Vodafone will pause installation of hardware created by Chinese technology business Huawei in its core networks, the company’s chief executive said on Friday.

The decision by Vodafone places more pressure on Huawei, which has seen its hardware blocked by several phone networks around the world in recent months following growing concern over the business’ closeness to the Chinese government.

Nick Read, Vodafone’s chief executive, said during the business’ earning call on Friday that Vodafone was communicating with security agencies in the UK, but said that he chose to pause the installation of new hardware in Vodafone’s core network due to “general noise” about the subject.

The “noise level is at an unhealthy level across Europe,” Mr Read said of the ongoing debate about the Chinese business. The debate around Huawei risks becoming a “tailspin into more emotion rather than facts,” he said.

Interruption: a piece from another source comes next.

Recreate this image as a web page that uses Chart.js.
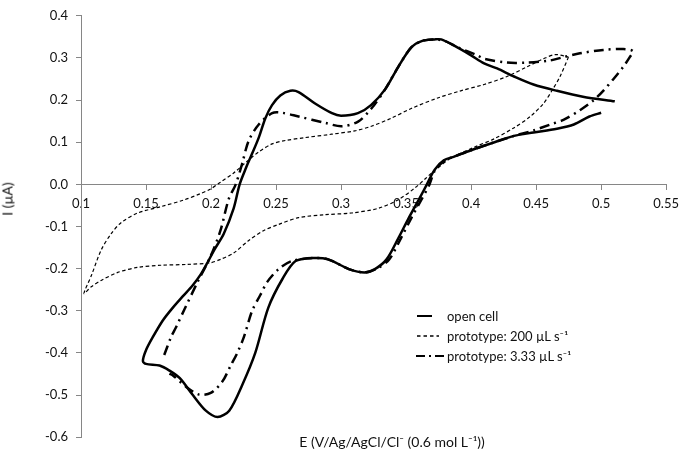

Vodafone will continue to purchase Huawei technology for its 4G and 5G networks, but will rely on competitors including Nokia and Ericsson in its core network, Mr Read said. The chief executive warned that a ban on Huawei technology would significantly delay the launch of 5G networks.

The pause on installation of does not affect the UK, Mr Read said, as no Huawei technology is used in Vodafone's core UK network.

A Huawei spokesman said: “Vodafone and Huawei are long-term strategic partners that have worked together since 2007. Huawei is focused on supporting Vodafone’s 5G network rollouts, of which the core is a small proportion. We are grateful to Vodafone for its support of Huawei and we will endeavour to live up to the trust placed in us.”

On Thursday, the Prince’s Trust charity announced it would not accept any new donations from Huawei. And earlier this month, Oxford University said it had suspended all new research grants and donations from the business.

On Friday, Vodafone reported a 6.8pc fall in turnover to €10.9bn (£9.42bn), narrowly missing analyst expectations for the last three months.

Vodafone’s performance in key markets including Spain and Italy was poor, while its overall services revenue dropped 3.9pc to €9.7bn.